Why practice Gratitude?
The more materials, money, relationships you have, the more you want, and the more you want, the more unhappy you are. STOP! Instead of measuring what you lack… look at everything you've achieved, the people in your life, and the future you get to paint.
Practicing gratitude is a powerful way to self-reflect. By focusing your attention and gratefulness on what positive things you already have in your life you can generate a sense of contentment and satisfaction thereby reducing stress and anxiety.
So how can you use art as a means to practice gratitude?
1. Start or end your day with a visual gratitude journal entry.
Pick up a pencil and start sketching or write down what you are grateful for. “This morning I’m grateful for….. this cozy bed I am laying in, my body, my family, friends, partner, cat or dog, my hobbies, my job, and colleges, or the sunlight brightening up my room. Reflecting on how fortunate you are will automatically brighten your mood, and starting the day with this positive mindset can help shape the rest of your day! What good things happened to you that day. What kindness did you show to others?
….. You could even be grateful that you’ve expressed yourself in your journal :)
2. When we give we feel good.
Show someone how grateful you are by giving them something personal like a piece of art that was made especially for them. The artwork reflects your gratitude for them being in your life. You could draw the things you love about them, or maybe a symbol of what they mean to you.

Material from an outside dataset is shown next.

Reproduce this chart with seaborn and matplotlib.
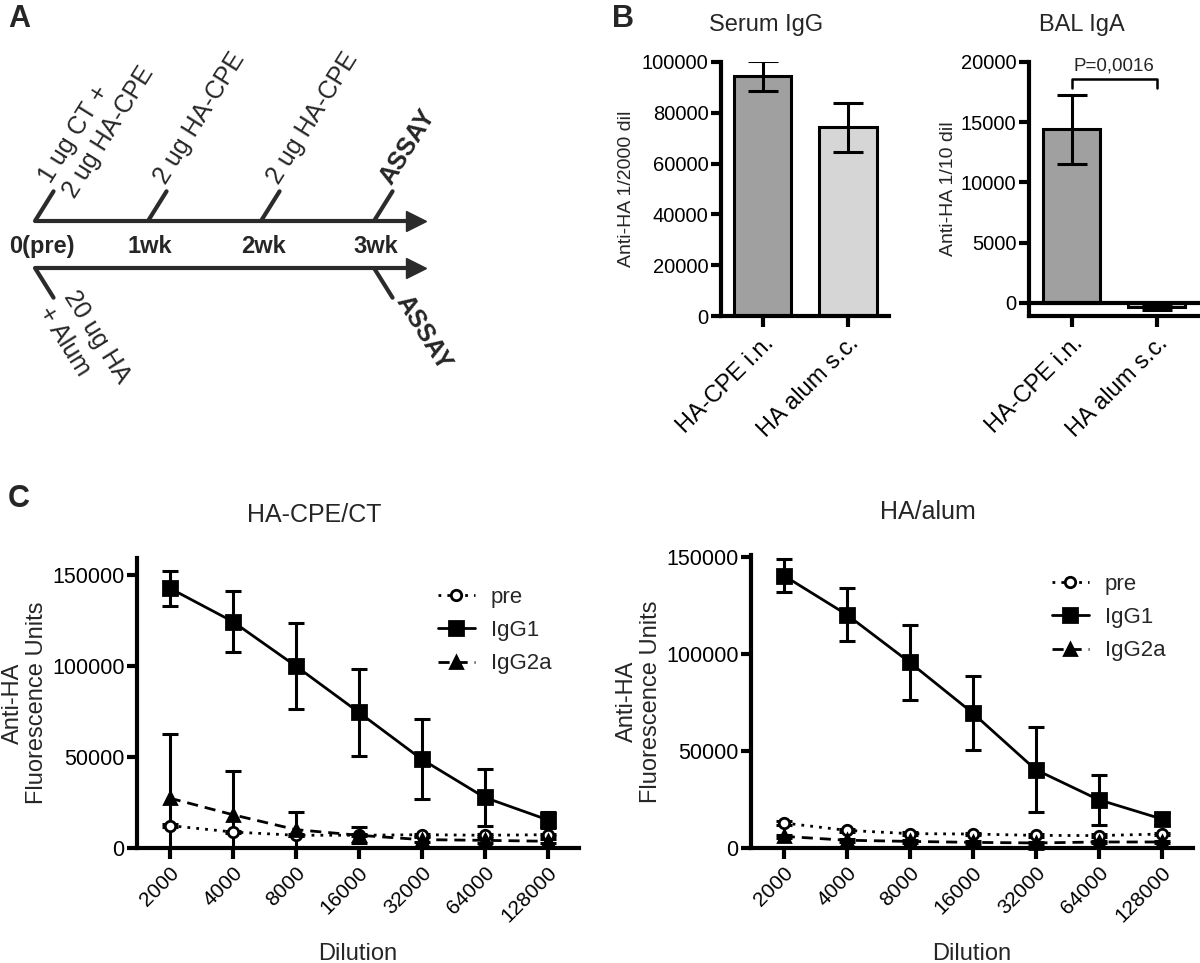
import matplotlib
matplotlib.use('Agg')

import numpy as np
import pandas as pd
import matplotlib.pyplot as plt
import seaborn as sns


# panel A - immunisation schedule
weeks = [0, 1, 2, 3]
week_labels = ['0(pre)', '1wk', '2wk', '3wk']
top_events = ['1 ug CT +\n2 ug HA-CPE', '2 ug HA-CPE', '2 ug HA-CPE', 'ASSAY']
bottom_weeks = [0, 3]
bottom_events = ['20 ug HA\n+ Alum', 'ASSAY']

# panel B - bars
groups = ['HA-CPE i.n.', 'HA alum s.c.']
serum_igg = [94400, 74300]
serum_igg_sd = [5800, 9700]
bal_iga = [14400, -330]
bal_iga_sd = [2900, 220]
p_text = 'P=0,0016'

# panel C - dilution curves
dilutions = [2000, 4000, 8000, 16000, 32000, 64000, 128000]
cpe_pre = [12300, 8800, 7000, 7000, 7300, 7000, 7300]
cpe_pre_sd = [900, 700, 600, 600, 600, 600, 600]
cpe_igg1 = [142700, 124400, 100000, 74600, 48800, 27800, 15500]
cpe_igg1_sd = [9600, 17000, 23500, 24000, 22000, 15700, 4300]
cpe_igg2a = [27400, 18300, 10100, 7000, 4600, 4200, 3700]
cpe_igg2a_sd = [35300, 24100, 9700, 4300, 1500, 1200, 1000]
alum_pre = [12900, 9100, 7400, 7200, 6500, 6400, 7200]
alum_pre_sd = [900, 700, 600, 600, 600, 600, 600]
alum_igg1 = [140400, 120300, 95700, 69600, 40400, 24900, 15000]
alum_igg1_sd = [8300, 13700, 19200, 19000, 21800, 12800, 3000]
alum_igg2a = [6000, 4000, 3400, 2900, 2600, 3100, 3100]
alum_igg2a_sd = [800, 700, 600, 600, 600, 600, 600]

sns.set_theme(style='ticks')
plt.rcParams['font.family'] = ['Liberation Sans', 'DejaVu Sans']
plt.rcParams['axes.linewidth'] = 3
plt.rcParams['xtick.major.width'] = 3
plt.rcParams['ytick.major.width'] = 3
plt.rcParams['xtick.major.size'] = 8
plt.rcParams['ytick.major.size'] = 7
plt.rcParams['xtick.color'] = 'black'
plt.rcParams['ytick.color'] = 'black'
plt.rcParams['axes.edgecolor'] = 'black'

W, H = 1200, 963
fig = plt.figure(figsize=(12, 9.63), dpi=100)


def px_axes(x0, y0, x1, y1):
    return fig.add_axes([x0 / W, 1 - y1 / H, (x1 - x0) / W, (y1 - y0) / H])


#################################################
# A
ax = px_axes(0, 0, 460, 450)
ax.set_xlim(0, 460)
ax.set_ylim(450, 0)
ax.axis('off')
dark = '#2b2b2b'
x_start, wk_px = 35, 113
y_top, y_bot = 221, 268
ang = 58
seg = 35
dx, dy = seg * np.cos(np.radians(ang)), seg * np.sin(np.radians(ang))
for y in (y_top, y_bot):
    ax.plot([x_start, 412], [y, y], color=dark, lw=3, solid_capstyle='butt')
    ax.plot([416], [y], marker='>', ms=14, color=dark, mec=dark)

for w, lab, ev in zip(weeks, week_labels, top_events):
    x = x_start + w * wk_px
    ax.plot([x, x + dx], [y_top, y_top - dy], color=dark, lw=3)
    ax.text(x + (7 if w == 0 else 2), 246, lab, ha='center', va='center',
            fontsize=17, fontweight='bold')
    va = 'center' if '\n' in ev else 'bottom'
    ax.text(x + dx + 3, y_top - dy - 3, ev, rotation=ang, rotation_mode='anchor',
            ha='left', va=va, fontsize=18, linespacing=1.25,
            fontweight='bold' if ev == 'ASSAY' else 'normal')

for w, ev in zip(bottom_weeks, bottom_events):
    x = x_start + w * wk_px
    ax.plot([x, x + dx], [y_bot, y_bot + dy], color=dark, lw=3)
    va = 'center' if '\n' in ev else 'baseline'
    ax.text(x + dx + 3, y_bot + dy + 3, ev, rotation=-ang, rotation_mode='anchor',
            ha='left', va=va, fontsize=18, linespacing=1.25,
            fontweight='bold' if ev == 'ASSAY' else 'normal')

fig.text(8 / W, 1 - 4 / H, 'A', fontsize=22, fontweight='bold', va='top')
fig.text(612 / W, 1 - 4 / H, 'B', fontsize=22, fontweight='bold', va='top')
fig.text(8 / W, 1 - 484 / H, 'C', fontsize=22, fontweight='bold', va='top')

#################################################
# B
bar_cols = ['#a0a0a0', '#d6d6d6']


def style_bar_axes(ax):
    sns.despine(ax=ax)
    ax.tick_params(axis='y', labelsize=14.5, pad=2)
    ax.tick_params(axis='x', labelsize=17, pad=4)
    plt.setp(ax.get_xticklabels(), rotation=45, ha='right', rotation_mode='anchor')
    ax.ticklabel_format(style='plain', axis='y')
    ax.set_xlabel('')


ax = px_axes(721, 62, 889, 316)
sns.barplot(x=groups, y=serum_igg, hue=groups, palette=bar_cols, width=0.67,
            edgecolor='black', linewidth=2.2, errorbar=None, legend=False, ax=ax)
ax.errorbar(range(len(groups)), serum_igg, yerr=serum_igg_sd, fmt='none',
            ecolor='black', elinewidth=2.2, capsize=11, capthick=2.2)
ax.set_xlim(-0.49, 1.48)
ax.set_ylim(0, 100000)
ax.set_yticks(np.arange(0, 100001, 20000))
style_bar_axes(ax)
ax.set_ylabel('Anti-HA 1/2000 dil', fontsize=14, labelpad=5)
ax.set_title('Serum IgG', fontsize=17, x=0.27, pad=22)

ax = px_axes(1029, 62, 1200, 316)
sns.barplot(x=groups, y=bal_iga, hue=groups, palette=bar_cols, width=0.67,
            edgecolor='black', linewidth=2.2, errorbar=None, legend=False, ax=ax)
ax.errorbar(range(len(groups)), bal_iga, yerr=bal_iga_sd, fmt='none',
            ecolor='black', elinewidth=2.2, capsize=11, capthick=2.2)
ax.axhline(0, color='black', lw=3, zorder=1)
ax.set_xlim(-0.5, 1.51)
ax.set_ylim(-1080, 20000)
ax.set_yticks(np.arange(0, 20001, 5000))
style_bar_axes(ax)
ax.set_ylabel('Anti-HA 1/10 dil', fontsize=14, labelpad=3)
ax.set_title('BAL IgA', fontsize=17, x=0.31, pad=22)
# significance bracket
ax.plot([0, 0, 1, 1], [17850, 18600, 18600, 17850], color='black', lw=1.8)
ax.text(0.5, 19000, p_text, ha='center', va='bottom', fontsize=13.5)

#################################################
# C


def dilution_panel(ax, pre, pre_sd, igg1, igg1_sd, igg2a, igg2a_sd, ytop, title, leg_y):
    series = [
        ('pre', pre, pre_sd, 'o', (0, (1, 2.2)), 'white', 7.5),
        ('IgG1', igg1, igg1_sd, 's', '-', 'black', 9.5),
        ('IgG2a', igg2a, igg2a_sd, '^', (0, (4, 2.5)), 'black', 8),
    ]
    for name, vals, sd, mk, ls, mfc, ms in series:
        ax.errorbar(dilutions, vals, yerr=sd, fmt='none', ecolor='black',
                    elinewidth=2.2, capsize=6, capthick=2.2, zorder=2)
        sns.lineplot(x=dilutions, y=vals, ax=ax, color='black', lw=2,
                     linestyle=ls, marker=mk, ms=ms, markerfacecolor=mfc,
                     markeredgecolor='black', markeredgewidth=2,
                     errorbar=None, label=name, zorder=3, clip_on=False)
    ax.set_xscale('log', base=2)
    ax.set_xlim(2000 / 2 ** 0.52, 128000 * 2 ** 0.5)
    ax.set_xticks(dilutions)
    ax.set_xticklabels([str(d) for d in dilutions])
    ax.minorticks_off()
    ax.set_ylim(0, ytop)
    ax.set_yticks([0, 50000, 100000, 150000])
    ax.ticklabel_format(style='plain', axis='y')
    sns.despine(ax=ax)
    ax.tick_params(axis='y', labelsize=15.5, pad=2)
    ax.tick_params(axis='x', labelsize=15, pad=3)
    plt.setp(ax.get_xticklabels(), rotation=45, ha='right', rotation_mode='anchor')
    ax.set_ylabel('Anti-HA\nFluorescence Units', fontsize=17, labelpad=3, linespacing=1.1)
    ax.set_xlabel('Dilution', fontsize=17, labelpad=12)
    ax.set_title(title, fontsize=18, x=0.40, pad=26)
    ax.legend(loc='upper left', bbox_to_anchor=(0.68, leg_y), frameon=False,
              fontsize=16, handlelength=1.7, handletextpad=0.7,
              borderpad=0, borderaxespad=0, labelspacing=0.55)


ax = px_axes(137, 558, 579, 848)
dilution_panel(ax, cpe_pre, cpe_pre_sd, cpe_igg1, cpe_igg1_sd,
               cpe_igg2a, cpe_igg2a_sd, 159300, 'HA-CPE/CT', 0.90)

ax = px_axes(751, 555, 1193, 848)
dilution_panel(ax, alum_pre, alum_pre_sd, alum_igg1, alum_igg1_sd,
               alum_igg2a, alum_igg2a_sd, 151000, 'HA/alum', 0.935)

fig.savefig('out.png', dpi=100)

Sometimes telling someone how you feel about them may be uncomfortable, but a visual expression of your feelings can be creative and fun.
3. Create “a visual affirmation” of gratitude
Imagine the impact of walking into your kitchen and seeing an image that expresses what you are grateful for at a glance.
Creating this positive image will help you build and bring awareness to what you are grateful for and it acts as a reminder to acknowledge and sit with your gratitude as you wait for the kettle to boil.
4. Be grateful for tough times
Think about what life experiences have brought you to this difficult situation and what life lessons can be learned from it. Be grateful for the opportunity to learn and grow during these tough times. Using your visual voice draw the outcome which you are working towards, this helps to focus your intentions. It allows you to put your experiences and feelings into context. Gratitude promotes a positive attitude, and because of this, your life will transform right before your eyes. You will begin to realize that no matter what’s happening, there’s always something to be thankful for.
Why not start getting grateful right here, right now? Ready? Set? Draw!
Practicing gratitude with Art is common exercise when attending Art Therapy. Art Therapy is suitable for all ages, for those who might not have the words or understanding of a situation, to those who are just trying to understand the way they feel.